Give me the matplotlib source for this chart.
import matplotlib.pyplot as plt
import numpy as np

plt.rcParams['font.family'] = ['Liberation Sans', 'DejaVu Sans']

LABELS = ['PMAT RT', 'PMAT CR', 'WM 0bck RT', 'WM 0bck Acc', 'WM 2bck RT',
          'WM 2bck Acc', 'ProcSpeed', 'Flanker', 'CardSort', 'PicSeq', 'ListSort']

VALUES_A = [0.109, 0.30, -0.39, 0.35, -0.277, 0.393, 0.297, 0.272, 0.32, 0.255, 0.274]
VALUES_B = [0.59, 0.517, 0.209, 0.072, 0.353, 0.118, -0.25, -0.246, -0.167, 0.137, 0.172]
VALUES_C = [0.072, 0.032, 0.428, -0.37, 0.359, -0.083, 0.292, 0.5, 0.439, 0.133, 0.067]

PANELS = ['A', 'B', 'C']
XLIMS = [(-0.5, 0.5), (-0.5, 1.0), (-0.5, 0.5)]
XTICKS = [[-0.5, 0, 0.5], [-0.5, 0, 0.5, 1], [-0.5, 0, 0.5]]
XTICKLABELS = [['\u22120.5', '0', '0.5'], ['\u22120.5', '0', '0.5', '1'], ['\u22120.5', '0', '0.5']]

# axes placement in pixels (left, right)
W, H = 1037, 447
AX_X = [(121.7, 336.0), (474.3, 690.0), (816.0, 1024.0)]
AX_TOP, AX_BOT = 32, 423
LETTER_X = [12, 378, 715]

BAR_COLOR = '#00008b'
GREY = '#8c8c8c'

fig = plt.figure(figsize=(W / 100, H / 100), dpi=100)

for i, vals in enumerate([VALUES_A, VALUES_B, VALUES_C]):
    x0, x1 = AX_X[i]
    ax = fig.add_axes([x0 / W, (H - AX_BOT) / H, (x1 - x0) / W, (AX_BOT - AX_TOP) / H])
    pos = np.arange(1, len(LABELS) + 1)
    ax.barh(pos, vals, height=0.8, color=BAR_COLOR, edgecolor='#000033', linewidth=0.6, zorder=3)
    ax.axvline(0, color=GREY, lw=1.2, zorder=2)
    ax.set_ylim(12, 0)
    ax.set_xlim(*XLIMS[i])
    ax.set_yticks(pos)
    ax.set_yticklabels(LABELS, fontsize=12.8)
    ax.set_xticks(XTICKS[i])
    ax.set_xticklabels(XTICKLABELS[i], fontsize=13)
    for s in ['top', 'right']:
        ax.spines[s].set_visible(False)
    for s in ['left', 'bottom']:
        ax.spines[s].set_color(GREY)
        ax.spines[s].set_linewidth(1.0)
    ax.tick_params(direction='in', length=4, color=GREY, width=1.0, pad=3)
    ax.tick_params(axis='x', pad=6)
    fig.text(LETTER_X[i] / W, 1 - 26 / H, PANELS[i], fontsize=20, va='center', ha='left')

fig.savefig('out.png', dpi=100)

==

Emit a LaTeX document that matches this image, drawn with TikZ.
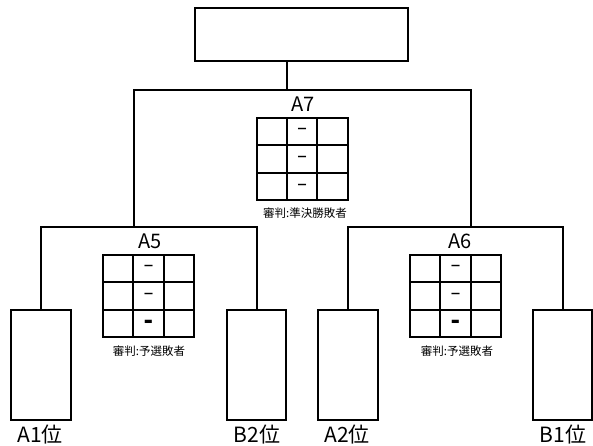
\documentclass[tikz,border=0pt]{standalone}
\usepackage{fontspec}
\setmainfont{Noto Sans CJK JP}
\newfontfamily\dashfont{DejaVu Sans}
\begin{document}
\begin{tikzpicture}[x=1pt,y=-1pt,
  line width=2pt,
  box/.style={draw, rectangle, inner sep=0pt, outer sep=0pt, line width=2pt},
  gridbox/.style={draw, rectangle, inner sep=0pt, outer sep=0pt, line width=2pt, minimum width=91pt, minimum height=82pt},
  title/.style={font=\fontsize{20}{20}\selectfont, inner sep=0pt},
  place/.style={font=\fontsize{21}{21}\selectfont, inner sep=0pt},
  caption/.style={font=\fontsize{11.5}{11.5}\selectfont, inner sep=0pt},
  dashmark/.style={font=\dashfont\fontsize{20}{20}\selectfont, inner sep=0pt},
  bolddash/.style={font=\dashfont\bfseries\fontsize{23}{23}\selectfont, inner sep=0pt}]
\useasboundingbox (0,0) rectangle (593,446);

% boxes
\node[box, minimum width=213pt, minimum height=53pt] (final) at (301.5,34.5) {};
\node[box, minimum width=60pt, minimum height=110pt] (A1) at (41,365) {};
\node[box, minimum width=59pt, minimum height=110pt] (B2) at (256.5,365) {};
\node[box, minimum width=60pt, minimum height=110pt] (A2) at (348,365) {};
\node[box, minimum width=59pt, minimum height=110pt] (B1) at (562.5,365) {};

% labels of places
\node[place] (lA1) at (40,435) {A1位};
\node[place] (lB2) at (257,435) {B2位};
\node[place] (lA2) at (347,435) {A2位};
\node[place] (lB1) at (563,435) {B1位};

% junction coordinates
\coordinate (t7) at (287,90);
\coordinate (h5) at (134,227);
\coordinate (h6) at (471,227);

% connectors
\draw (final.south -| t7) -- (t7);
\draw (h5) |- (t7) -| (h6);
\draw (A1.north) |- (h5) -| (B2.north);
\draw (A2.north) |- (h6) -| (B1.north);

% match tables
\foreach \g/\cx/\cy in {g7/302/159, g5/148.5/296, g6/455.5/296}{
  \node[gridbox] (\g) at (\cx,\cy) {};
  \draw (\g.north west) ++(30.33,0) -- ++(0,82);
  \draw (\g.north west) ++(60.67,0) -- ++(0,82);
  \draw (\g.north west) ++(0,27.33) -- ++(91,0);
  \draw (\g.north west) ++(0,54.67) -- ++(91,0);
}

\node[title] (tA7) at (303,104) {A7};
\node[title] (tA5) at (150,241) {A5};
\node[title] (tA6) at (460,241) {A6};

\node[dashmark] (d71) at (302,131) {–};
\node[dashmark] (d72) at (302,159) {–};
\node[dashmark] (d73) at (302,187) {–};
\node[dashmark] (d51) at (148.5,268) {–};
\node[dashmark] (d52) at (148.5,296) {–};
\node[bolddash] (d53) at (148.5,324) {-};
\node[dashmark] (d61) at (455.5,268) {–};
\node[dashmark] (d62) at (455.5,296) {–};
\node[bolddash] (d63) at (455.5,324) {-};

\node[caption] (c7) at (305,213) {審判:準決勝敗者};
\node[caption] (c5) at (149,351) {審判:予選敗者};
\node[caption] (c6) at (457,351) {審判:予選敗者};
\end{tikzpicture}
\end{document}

• **PROBLEM**:
Of the lines above, quote exactly those from the one with "Emit a LaTeX" through the one with "minimum height=110pt] (B1)", ends included; pictures stay out.

• **WORKED SOLUTION**:
Emit a LaTeX document that matches this image, drawn with TikZ.
\documentclass[tikz,border=0pt]{standalone}
\usepackage{fontspec}
\setmainfont{Noto Sans CJK JP}
\newfontfamily\dashfont{DejaVu Sans}
\begin{document}
\begin{tikzpicture}[x=1pt,y=-1pt,
  line width=2pt,
  box/.style={draw, rectangle, inner sep=0pt, outer sep=0pt, line width=2pt},
  gridbox/.style={draw, rectangle, inner sep=0pt, outer sep=0pt, line width=2pt, minimum width=91pt, minimum height=82pt},
  title/.style={font=\fontsize{20}{20}\selectfont, inner sep=0pt},
  place/.style={font=\fontsize{21}{21}\selectfont, inner sep=0pt},
  caption/.style={font=\fontsize{11.5}{11.5}\selectfont, inner sep=0pt},
  dashmark/.style={font=\dashfont\fontsize{20}{20}\selectfont, inner sep=0pt},
  bolddash/.style={font=\dashfont\bfseries\fontsize{23}{23}\selectfont, inner sep=0pt}]
\useasboundingbox (0,0) rectangle (593,446);

% boxes
\node[box, minimum width=213pt, minimum height=53pt] (final) at (301.5,34.5) {};
\node[box, minimum width=60pt, minimum height=110pt] (A1) at (41,365) {};
\node[box, minimum width=59pt, minimum height=110pt] (B2) at (256.5,365) {};
\node[box, minimum width=60pt, minimum height=110pt] (A2) at (348,365) {};
\node[box, minimum width=59pt, minimum height=110pt] (B1) at (562.5,365) {};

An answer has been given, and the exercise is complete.